My sister Jeanie is four years older than me. In the 1970s, she was in high school and a straight-A student. She took the popular business course classes that included; typing, shorthand, accounting, etc. She excelled in each and every subject. The school had a program where they would find jobs for the students who were top of their class. Jeanie, of course, was one of them and was offered an excellent office job at a rather prestigious company in our city when she was sixteen. She went to work after school and on weekends. She quickly excelled at her first job and was very respected by her peers. My big sis was a brilliant girl.
I had a lot of admiration for my big sister. I wanted to follow in many of her footsteps. We had always been close growing up, regardless of the four-year age difference. Most things we did in our spare time, we did together. When Jeanie turned sixteen and got her driver’s license, we had a lot of great times together. We spent many hours at the mall, eating out, going to the movies and the beach, and even taking longer trips to places like Busch Gardens or Kings Dominion. I’m proud to say my sister was always someone that could be trusted and was very mature in her responsibility as a big sister. Not to mention Jeanie was an excellent driver. She never put me in harm’s way. My parents trusted her explicitly and allowed me to tag along wherever Jeanie went.
In 1975, I was thirteen years old. Jeanie came home one day and asked me if I wanted a job working with her. It seemed the office needed some extra help, and they had asked if she knew of anyone. She mentioned me, and of course, they thought I was too young. But after my big sis sang my praises, they decided to give me a try. She spoke highly of my ability to learn quickly and my good grades.

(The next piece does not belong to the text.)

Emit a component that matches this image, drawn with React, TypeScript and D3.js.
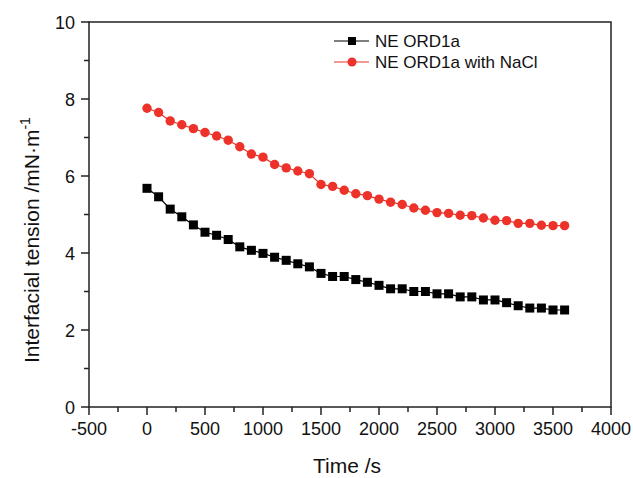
import React from "react";
import * as d3 from "d3";

const times = [0,100,200,300,400,500,600,700,800,900,1000,1100,1200,1300,1400,1500,1600,1700,1800,1900,2000,2100,2200,2300,2400,2500,2600,2700,2800,2900,3000,3100,3200,3300,3400,3500,3600];
const seriesPlain = [5.68,5.46,5.14,4.94,4.73,4.54,4.46,4.35,4.16,4.07,3.99,3.89,3.81,3.72,3.64,3.47,3.39,3.39,3.31,3.24,3.16,3.07,3.07,3.00,3.00,2.94,2.94,2.86,2.86,2.78,2.78,2.71,2.63,2.57,2.57,2.52,2.52];
const seriesNaCl = [7.76,7.65,7.43,7.33,7.23,7.13,7.04,6.93,6.76,6.57,6.49,6.30,6.21,6.13,6.06,5.78,5.73,5.63,5.54,5.49,5.40,5.32,5.26,5.17,5.11,5.05,5.03,4.98,4.97,4.91,4.85,4.84,4.77,4.77,4.72,4.71,4.71];
const seriesNames = ["NE ORD1a", "NE ORD1a with NaCl"];
const xTicks = [-500,0,500,1000,1500,2000,2500,3000,3500,4000];
const xMinor = [-250,250,750,1250,1750,2250,2750,3250,3750];
const yTicks = [0,2,4,6,8,10];
const yMinor = [1,3,5,7,9];

const W = 633, H = 478;
const L = 89, R = 611, T = 22, B = 407;
const FONT = "'Liberation Sans', Arial, sans-serif";
const AX = "#222";
const RED = "#ec3229";

export default function App() {
  const x = d3.scaleLinear().domain([-500, 4000]).range([L, R]);
  const y = d3.scaleLinear().domain([0, 10]).range([B, T]);
  const line = d3.line<[number, number]>().x(d => x(d[0])).y(d => y(d[1]));
  const dPlain = times.map((t, i) => [t, seriesPlain[i]] as [number, number]);
  const dNaCl = times.map((t, i) => [t, seriesNaCl[i]] as [number, number]);
  const sq = 9;
  return (
    <svg width={W} height={H} style={{ position: "absolute", left: 0, top: 0, background: "#fff" }} fontFamily={FONT}>
      <rect x={0} y={0} width={W} height={H} fill="#fff" />
      {/* frame */}
      <rect x={L} y={T} width={R - L} height={B - T} fill="none" stroke={AX} strokeWidth={1.5} />
      {/* x ticks */}
      {xTicks.map(t => (
        <g key={"xt" + t}>
          <line x1={x(t)} x2={x(t)} y1={B} y2={B + 8} stroke={AX} strokeWidth={1.5} />
          <text x={x(t)} y={435} fontSize={18} textAnchor="middle" fill="#111">{t}</text>
        </g>
      ))}
      {xMinor.map(t => (
        <line key={"xm" + t} x1={x(t)} x2={x(t)} y1={B} y2={B + 5} stroke={AX} strokeWidth={1.5} />
      ))}
      {/* y ticks */}
      {yTicks.map(t => (
        <g key={"yt" + t}>
          <line x1={L - 8} x2={L} y1={y(t)} y2={y(t)} stroke={AX} strokeWidth={1.5} />
          <text x={75} y={y(t) + 6.5} fontSize={18} textAnchor="end" fill="#111">{t}</text>
        </g>
      ))}
      {yMinor.map(t => (
        <line key={"ym" + t} x1={L - 5} x2={L} y1={y(t)} y2={y(t)} stroke={AX} strokeWidth={1.5} />
      ))}
      {/* axis titles */}
      <text x={347} y={473} fontSize={21} textAnchor="middle" fill="#111">Time /s</text>
      <text transform={`translate(39,363) rotate(-90)`} fontSize={21} textAnchor="start" fill="#111">
        Interfacial tension /mN·m<tspan dy={-9} fontSize={14}>-1</tspan>
      </text>
      {/* series */}
      <path d={line(dPlain) || ""} fill="none" stroke="#000" strokeWidth={1.2} />
      <path d={line(dNaCl) || ""} fill="none" stroke={RED} strokeWidth={1.2} />
      {dPlain.map((d, i) => (
        <rect key={"p" + i} x={x(d[0]) - sq / 2} y={y(d[1]) - sq / 2} width={sq} height={sq} fill="#000" />
      ))}
      {dNaCl.map((d, i) => (
        <circle key={"n" + i} cx={x(d[0])} cy={y(d[1])} r={4.7} fill={RED} />
      ))}
      {/* legend */}
      <g>
        <line x1={334} x2={369} y1={41} y2={41} stroke="#000" strokeWidth={1.2} />
        <rect x={352 - 4} y={41 - 4} width={8} height={8} fill="#000" />
        <text x={375} y={47} fontSize={17} fill="#111">{seriesNames[0]}</text>
        <line x1={334} x2={369} y1={62} y2={62} stroke={RED} strokeWidth={1.2} />
        <circle cx={352} cy={62} r={4.5} fill={RED} />
        <text x={375} y={68} fontSize={17} fill="#111">{seriesNames[1]}</text>
      </g>
    </svg>
  );
}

The job they had for me was pretty simple—mostly just busy work filing. Back then, computers were not used in all offices, and most paperwork was done by hand through every step necessary. I needed to be a good reader and have good math skills. Being able to make the most of my time was also a plus. I fit right in and was happy to have my own paycheck.
I worked part-time for the next five years at the company. I learned invaluable information through my experiences. Because I was called in whenever extra work was needed, I was placed in many different areas of the company and learned a variety of office jobs. I was a file clerk, receptionist, gopher, and mail room clerk, and I often assisted with the grueling yearly inventory for all the employees. That required that I travel to other cities with my sister. I worked in the credit department for some time. My sister Jeanie had become so good at her data entry job that she remained working on the keypunch machine that was the precursor to the computers used today. When the company decided to bring in its first computers, Jeanie and I were part of the few chosen to begin learning how to enter data. I still remember that “computer room .”The so-called computers were as big as refrigerators and very daunting. The room had to be kept at a low temperature for them not to overheat and crash. I remember freezing as I typed as fast as possible to get as much data entered as they expected. I was not a fan of this particular job and was happy when my turn was over.
By the time I was a senior in high school, I had been making enough money to pay for all my clothes, school supplies, and any extras along the way. I always had money to eat out, shop, or see a movie with my sister or friends. My dad had taught me from my very first paycheck to save as well. He insisted I save at least half of every paycheck. He even took me to the bank to open an account and taught me how to keep up with it. By the time I graduated high school, I had saved enough money to buy my first car.
I have always known that it is not the norm to have a first job like my sister and me. We were truly blessed for the opportunities we were given. I have always felt proud of how young I began working and how well I did the jobs handed to me. I genuinely feel I worked as hard and reliable as any adult could have. Jeanie as well, most definitely. She has made me proud over the years, and I still look up to her and admire her. I love all of the memories I have of our days working together and would love to go back in time for one more go at it. I love you Big Sis.